US women’s hockey team remains united through different kinds of crises – Los Angeles Times

Posted: Wednesday, September 27, 2017

Facing Canada for the gold medal in the Pyeongchang Olympic hockey tournament should be easy for the U.S. women’s hockey team after players united during two harrowing experiences that had happy outcomes.

Last spring, intent on getting better treatment from USA Hockey as well as travel stipends and accommodations equal to those given their male counterparts, team members threatened to skip the world championships. More recently, the women were evacuated from their apartments at their training base in Wesley Chapel, Fla., when Hurricane Irma took an unexpected turn toward Tampa.

Both experiences went well for the U.S. women, who have won seven of the past eight world titles but haven’t won Olympic gold since women’s hockey made its debut in 1998. Their unity during contract talks got the women better training stipends for their six-month, pre-Olympic residency as well as promises that USA Hockey would support girls’ hockey programs. Their upbeat attitude during the storm helped them get each other — and fellow evacuees — through it unscathed.
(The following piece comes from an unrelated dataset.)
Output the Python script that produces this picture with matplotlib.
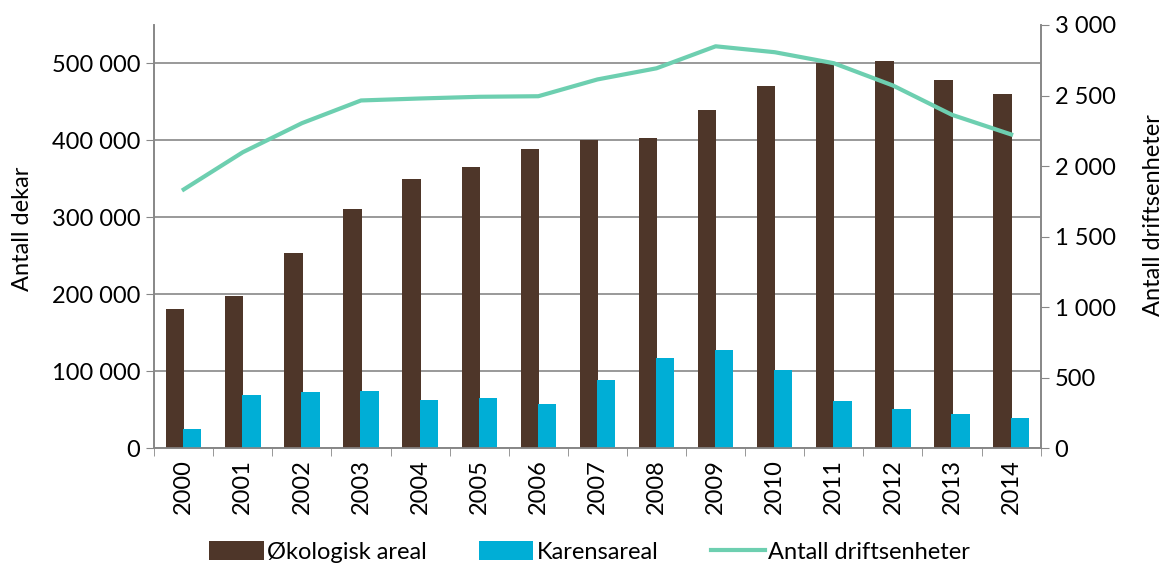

“It turned into a giant sleepover, really. Everyone in the resort and 23 of us,” U.S. forward Meghan Duggan said Tuesday during the Team USA Media Summit. “We were in a hotel function room. We had snacks, played games and cards, and we had a massage therapist come in. We kind of embraced it together and went through it together and tried to look at the positives. We were very fortunate compared to some other communities in Florida.”